» **WORK TO BE COMPLETED**: Search the listing below for the string "this" and copy every line where it occurs.
***** EXERCISE INPUTS *****
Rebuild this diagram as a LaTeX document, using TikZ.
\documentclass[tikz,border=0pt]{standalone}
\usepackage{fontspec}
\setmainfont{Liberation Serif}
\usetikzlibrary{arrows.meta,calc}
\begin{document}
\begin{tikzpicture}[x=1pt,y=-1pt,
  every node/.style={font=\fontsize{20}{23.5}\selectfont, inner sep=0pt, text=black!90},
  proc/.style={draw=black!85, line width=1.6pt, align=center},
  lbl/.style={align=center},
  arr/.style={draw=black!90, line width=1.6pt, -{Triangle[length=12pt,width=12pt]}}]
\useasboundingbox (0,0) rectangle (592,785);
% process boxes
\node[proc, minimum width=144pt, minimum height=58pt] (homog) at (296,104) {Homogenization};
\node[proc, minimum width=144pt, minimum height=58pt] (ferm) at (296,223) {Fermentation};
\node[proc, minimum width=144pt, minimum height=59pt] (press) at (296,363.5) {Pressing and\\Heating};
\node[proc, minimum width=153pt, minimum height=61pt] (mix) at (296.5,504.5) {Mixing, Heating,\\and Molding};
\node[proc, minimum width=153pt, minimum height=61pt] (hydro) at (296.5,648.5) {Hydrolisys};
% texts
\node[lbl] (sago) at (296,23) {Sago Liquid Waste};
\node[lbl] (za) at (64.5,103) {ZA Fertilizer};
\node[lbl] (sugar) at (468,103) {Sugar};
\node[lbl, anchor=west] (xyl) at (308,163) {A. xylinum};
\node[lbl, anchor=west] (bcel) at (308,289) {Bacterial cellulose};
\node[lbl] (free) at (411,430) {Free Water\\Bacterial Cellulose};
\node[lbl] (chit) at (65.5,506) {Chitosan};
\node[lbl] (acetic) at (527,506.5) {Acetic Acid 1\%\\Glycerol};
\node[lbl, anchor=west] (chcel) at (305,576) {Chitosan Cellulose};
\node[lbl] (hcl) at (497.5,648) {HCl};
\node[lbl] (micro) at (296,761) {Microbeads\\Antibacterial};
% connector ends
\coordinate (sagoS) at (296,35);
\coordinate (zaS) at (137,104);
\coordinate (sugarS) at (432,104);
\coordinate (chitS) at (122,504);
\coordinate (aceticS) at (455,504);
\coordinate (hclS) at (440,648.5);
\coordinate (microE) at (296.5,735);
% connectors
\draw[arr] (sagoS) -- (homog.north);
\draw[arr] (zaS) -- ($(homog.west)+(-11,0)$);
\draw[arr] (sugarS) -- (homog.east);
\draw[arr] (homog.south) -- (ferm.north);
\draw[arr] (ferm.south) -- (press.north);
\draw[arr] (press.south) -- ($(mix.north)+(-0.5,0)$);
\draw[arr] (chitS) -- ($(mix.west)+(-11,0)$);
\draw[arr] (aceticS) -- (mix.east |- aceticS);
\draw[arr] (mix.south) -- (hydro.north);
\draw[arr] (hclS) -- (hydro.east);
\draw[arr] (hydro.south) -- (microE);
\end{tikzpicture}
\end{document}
*****
***** EXERCISE INPUTS *****
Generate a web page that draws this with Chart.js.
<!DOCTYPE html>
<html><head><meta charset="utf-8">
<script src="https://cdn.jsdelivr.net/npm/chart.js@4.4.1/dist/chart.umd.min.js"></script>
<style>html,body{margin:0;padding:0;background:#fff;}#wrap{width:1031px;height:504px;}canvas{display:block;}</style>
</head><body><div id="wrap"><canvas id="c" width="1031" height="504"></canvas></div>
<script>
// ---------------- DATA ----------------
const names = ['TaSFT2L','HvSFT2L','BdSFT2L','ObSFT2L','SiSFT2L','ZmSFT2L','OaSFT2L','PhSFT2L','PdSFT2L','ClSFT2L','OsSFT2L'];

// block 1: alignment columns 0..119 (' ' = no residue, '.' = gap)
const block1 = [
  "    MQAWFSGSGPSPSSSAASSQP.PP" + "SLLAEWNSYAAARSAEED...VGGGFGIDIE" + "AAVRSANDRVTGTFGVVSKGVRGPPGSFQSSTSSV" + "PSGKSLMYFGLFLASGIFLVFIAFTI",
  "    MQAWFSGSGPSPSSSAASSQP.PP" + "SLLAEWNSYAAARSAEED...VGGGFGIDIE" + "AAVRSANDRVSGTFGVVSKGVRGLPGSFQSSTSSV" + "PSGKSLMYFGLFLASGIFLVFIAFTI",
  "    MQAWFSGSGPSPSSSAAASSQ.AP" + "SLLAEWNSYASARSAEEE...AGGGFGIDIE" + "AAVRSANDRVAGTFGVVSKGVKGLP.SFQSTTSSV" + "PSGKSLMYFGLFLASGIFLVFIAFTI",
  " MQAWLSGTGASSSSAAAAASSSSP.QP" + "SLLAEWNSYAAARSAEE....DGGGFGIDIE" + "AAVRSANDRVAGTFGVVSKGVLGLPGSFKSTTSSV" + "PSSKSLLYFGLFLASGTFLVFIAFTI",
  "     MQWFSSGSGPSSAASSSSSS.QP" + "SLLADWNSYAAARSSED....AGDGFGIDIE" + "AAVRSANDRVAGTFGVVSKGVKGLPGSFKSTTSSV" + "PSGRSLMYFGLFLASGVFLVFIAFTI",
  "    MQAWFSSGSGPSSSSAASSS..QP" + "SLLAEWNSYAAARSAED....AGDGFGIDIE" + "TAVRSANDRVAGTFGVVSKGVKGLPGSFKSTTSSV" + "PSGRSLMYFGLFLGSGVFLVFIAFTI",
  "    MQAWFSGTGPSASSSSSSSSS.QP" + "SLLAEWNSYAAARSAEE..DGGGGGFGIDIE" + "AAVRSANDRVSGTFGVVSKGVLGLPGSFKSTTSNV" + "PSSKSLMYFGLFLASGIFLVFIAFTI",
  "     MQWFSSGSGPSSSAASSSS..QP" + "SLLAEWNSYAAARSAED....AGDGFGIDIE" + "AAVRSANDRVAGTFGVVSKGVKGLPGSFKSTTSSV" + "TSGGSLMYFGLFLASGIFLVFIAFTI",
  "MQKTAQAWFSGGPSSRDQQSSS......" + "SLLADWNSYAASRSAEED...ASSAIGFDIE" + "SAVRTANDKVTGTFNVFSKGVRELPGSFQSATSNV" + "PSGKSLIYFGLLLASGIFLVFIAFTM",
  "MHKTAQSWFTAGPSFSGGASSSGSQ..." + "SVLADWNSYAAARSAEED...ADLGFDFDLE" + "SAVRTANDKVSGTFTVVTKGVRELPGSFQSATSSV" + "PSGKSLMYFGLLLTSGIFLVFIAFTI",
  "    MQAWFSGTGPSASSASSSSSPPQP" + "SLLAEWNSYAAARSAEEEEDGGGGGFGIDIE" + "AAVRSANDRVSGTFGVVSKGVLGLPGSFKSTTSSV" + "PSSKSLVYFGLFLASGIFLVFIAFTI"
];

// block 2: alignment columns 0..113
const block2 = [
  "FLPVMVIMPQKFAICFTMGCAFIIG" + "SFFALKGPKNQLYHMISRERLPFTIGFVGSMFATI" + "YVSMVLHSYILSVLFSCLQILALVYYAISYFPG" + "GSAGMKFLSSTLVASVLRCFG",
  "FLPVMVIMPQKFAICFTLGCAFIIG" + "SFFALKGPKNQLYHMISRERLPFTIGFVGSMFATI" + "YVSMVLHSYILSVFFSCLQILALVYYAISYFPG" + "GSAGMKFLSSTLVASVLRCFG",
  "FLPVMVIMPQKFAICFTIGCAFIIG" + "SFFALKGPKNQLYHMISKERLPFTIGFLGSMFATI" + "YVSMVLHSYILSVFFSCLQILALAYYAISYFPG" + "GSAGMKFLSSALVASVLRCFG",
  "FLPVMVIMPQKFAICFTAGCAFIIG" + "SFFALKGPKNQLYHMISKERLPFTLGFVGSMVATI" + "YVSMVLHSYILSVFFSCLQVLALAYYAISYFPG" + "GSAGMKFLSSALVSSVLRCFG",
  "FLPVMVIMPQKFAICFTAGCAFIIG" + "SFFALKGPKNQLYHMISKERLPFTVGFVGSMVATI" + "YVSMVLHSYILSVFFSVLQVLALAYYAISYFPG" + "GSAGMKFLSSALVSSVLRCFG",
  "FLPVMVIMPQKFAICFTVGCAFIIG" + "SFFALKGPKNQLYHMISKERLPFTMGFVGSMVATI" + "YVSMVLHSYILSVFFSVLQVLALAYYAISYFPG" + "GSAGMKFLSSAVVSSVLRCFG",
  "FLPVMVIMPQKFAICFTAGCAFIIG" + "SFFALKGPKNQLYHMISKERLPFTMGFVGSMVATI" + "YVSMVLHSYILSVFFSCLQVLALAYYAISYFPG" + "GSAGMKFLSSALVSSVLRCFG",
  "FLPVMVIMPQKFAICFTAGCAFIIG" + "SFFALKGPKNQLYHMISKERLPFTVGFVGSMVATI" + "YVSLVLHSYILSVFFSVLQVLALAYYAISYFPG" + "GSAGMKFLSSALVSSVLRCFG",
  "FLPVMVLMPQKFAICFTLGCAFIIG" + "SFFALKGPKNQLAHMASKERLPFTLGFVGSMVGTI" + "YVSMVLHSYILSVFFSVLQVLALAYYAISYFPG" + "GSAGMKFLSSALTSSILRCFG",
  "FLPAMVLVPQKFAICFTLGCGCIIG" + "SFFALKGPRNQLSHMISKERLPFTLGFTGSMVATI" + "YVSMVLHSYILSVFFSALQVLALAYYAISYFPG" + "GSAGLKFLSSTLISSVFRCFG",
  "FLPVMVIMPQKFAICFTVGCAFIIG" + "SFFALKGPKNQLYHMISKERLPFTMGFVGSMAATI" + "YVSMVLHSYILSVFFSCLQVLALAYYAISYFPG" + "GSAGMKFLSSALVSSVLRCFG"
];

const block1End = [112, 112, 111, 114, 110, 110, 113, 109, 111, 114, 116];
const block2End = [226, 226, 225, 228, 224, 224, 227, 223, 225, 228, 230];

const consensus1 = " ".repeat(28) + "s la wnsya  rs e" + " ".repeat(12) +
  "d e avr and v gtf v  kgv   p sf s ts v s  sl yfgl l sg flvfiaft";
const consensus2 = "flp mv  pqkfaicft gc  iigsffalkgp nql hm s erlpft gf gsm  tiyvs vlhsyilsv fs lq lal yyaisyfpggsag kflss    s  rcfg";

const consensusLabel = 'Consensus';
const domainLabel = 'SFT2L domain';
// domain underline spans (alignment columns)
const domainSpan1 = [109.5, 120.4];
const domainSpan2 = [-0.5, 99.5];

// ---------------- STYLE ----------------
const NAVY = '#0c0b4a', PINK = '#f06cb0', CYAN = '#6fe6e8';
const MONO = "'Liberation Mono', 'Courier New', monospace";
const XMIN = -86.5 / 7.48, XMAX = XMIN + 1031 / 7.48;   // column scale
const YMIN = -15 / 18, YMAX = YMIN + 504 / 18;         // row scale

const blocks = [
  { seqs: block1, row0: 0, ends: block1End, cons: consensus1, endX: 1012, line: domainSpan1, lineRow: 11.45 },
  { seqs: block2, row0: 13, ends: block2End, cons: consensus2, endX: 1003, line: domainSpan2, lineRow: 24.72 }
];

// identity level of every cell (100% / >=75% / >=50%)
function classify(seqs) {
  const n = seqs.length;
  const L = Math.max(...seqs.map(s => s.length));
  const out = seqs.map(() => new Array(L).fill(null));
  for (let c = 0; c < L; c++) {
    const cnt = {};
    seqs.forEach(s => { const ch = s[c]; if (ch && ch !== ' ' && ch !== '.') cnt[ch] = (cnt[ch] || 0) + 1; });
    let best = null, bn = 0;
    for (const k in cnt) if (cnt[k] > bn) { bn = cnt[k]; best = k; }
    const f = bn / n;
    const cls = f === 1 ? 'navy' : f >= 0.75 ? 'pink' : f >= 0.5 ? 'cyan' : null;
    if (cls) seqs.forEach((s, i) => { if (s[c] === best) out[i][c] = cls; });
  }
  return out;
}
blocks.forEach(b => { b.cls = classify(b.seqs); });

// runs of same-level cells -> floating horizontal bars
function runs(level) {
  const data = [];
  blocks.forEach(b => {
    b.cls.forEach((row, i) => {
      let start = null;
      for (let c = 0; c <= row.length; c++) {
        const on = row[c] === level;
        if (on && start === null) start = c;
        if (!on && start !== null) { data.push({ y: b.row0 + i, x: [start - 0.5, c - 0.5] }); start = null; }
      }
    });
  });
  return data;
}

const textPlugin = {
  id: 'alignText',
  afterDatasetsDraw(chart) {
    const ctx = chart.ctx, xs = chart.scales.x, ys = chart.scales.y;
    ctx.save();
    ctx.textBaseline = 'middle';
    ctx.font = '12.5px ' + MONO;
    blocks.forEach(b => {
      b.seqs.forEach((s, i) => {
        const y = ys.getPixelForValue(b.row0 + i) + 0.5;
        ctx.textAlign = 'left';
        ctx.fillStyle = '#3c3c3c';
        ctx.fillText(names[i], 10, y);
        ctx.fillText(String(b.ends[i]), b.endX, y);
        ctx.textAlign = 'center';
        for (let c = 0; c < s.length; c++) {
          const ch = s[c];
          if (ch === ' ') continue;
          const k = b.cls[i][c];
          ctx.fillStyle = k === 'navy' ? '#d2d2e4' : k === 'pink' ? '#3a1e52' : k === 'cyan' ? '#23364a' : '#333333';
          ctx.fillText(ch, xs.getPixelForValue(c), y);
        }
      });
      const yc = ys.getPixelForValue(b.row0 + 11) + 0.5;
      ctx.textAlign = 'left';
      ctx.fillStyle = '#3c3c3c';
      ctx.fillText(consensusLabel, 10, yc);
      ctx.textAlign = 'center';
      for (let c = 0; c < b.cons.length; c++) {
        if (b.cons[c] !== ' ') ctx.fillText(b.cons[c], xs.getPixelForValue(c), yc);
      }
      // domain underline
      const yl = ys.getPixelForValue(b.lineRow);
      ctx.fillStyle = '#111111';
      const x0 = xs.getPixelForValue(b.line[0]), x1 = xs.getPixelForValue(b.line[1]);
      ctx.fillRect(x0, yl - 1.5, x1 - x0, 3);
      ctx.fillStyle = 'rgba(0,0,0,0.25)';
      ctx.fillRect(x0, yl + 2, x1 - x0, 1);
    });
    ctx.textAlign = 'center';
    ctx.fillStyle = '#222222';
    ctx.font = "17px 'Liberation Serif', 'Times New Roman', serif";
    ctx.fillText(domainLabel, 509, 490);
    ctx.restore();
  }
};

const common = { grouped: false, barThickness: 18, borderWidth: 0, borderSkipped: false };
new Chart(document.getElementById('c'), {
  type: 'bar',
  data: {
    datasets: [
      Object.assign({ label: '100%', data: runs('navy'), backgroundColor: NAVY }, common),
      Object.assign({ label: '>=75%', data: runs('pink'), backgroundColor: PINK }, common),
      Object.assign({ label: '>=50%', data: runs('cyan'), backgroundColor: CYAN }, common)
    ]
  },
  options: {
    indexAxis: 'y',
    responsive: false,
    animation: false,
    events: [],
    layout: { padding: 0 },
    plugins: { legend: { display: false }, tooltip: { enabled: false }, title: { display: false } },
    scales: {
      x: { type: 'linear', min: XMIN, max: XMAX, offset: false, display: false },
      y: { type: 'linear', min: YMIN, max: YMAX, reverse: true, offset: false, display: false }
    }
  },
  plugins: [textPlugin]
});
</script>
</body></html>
*****
» **EXERCISE RESPONSE**:
Rebuild this diagram as a LaTeX document, using TikZ.
Generate a web page that draws this with Chart.js.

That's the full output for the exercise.